Changes Coming to Gmail Ads (and why not to panic)
Since September 2015, advertisers have been able to target users natively within personal Gmail inboxes using Gmail Ads.
The ads appear on the Promotions tab as a collapsed teaser ad which when clicked, expands to an email-sized space to reveal images, videos and/or embedded forms.
Gmail Ads can be targeted to potential customers using many of Google’s display targeting options including keywords, topics and demographics. With domain targeting, it’s also possible to target users who have received emails from specific websites.
At ConversionWorks, we’ve found Gmail Ads to be very effective, particularly for our lead generation clients. Of all the targeting options, domain and keyword targeting often yield the strongest results both in terms of new customer acquisition and CPA.
It was interesting, therefore, to hear the recent announcement that Google will stop scanning Gmail content for ads personalisation later this year. Interesting, yes, but perhaps not surprising, given the concerns raised by data privacy advocates in relation to the scanning of email content since Gmail Ads were first launched.
For advertisers, this means an end to Gmail domain and keyword targeting as we’ve come to know (and love) them. However, we’re not panicking about these changes – and you shouldn’t be either.
Over the last few years, Google has rolled out numerous audience targeting solutions: Similar Audiences, In-Market Audiences, Customer Match and Affinity Audiences (to name a few). When layered into a display campaign, these are all great ways of getting your display ads seen by highly relevant user segments.
Long gone are the days when contextual keyword targeting was one of the only options for matching ads to users across the Google Display Network (or the Google Content Network, as it was called 10 years ago when I launched my first AdWords campaign!). Now, the emphasis is very much on targeting the user based on what Google knows about them from peeking at their account settings. For example – what they’re interested in, how old they are, which products they’ve been looking at. These are all valuable signals that can be used to target ads to users on a granular level.
So, considering that Gmail Ads use many of the same targeting options as the display network, we shouldn’t need to rely on contextual methods (aka keyword targeting) within our Gmail campaigns to bolster performance.

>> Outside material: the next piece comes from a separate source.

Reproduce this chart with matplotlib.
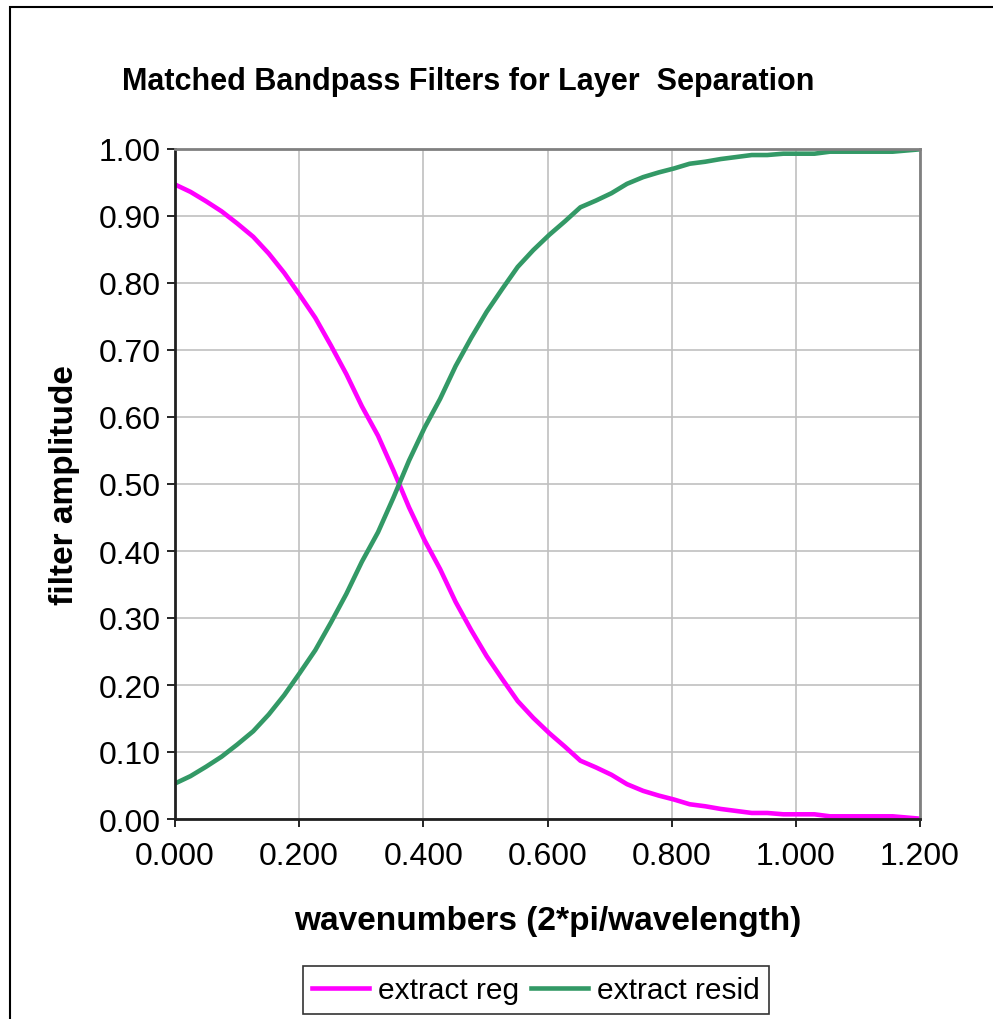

It will still be possible to add keywords, but ads will be matched to users based on their browsing behaviour, rather than keywords within email content.
Domain targeting is likely to be missed, particularly in regards to capturing competitor volume. But with some careful planning, it will be possible to offset the volume lost as a result of the changes, by testing out some new audience targeting tactics.
For example – try adding keywords to your Gmail Ads campaign that relate to the products or service offered by a previously targeted domain. Go deeper by layering in a relevant Affinity Audience. This way, you’ll still be able to reach users in Gmail who are interested in said product or service, who may also be engaging with a competitor brand. The target domain ‘www.petfoodworld.com’ could be replaced with keywords such as ‘dog’, ‘cat’, ‘pets’, and the Affinity Audiences ‘Dog Lovers’ and ‘Cat Lovers’. You get the idea…
To advertisers worried about the changes coming to Gmail Ads: fear not. We anticipate that it will be possible to generate additional volume by experimenting with effective audience-based targeting options including Affinity Audiences and Customer Match, such that the loss of domain and keyword targeting may not have any impact at all on overall Gmail performance.
Planning ahead will be key, so start testing now to ensure your campaigns are well optimised in time for the big switch-off in September.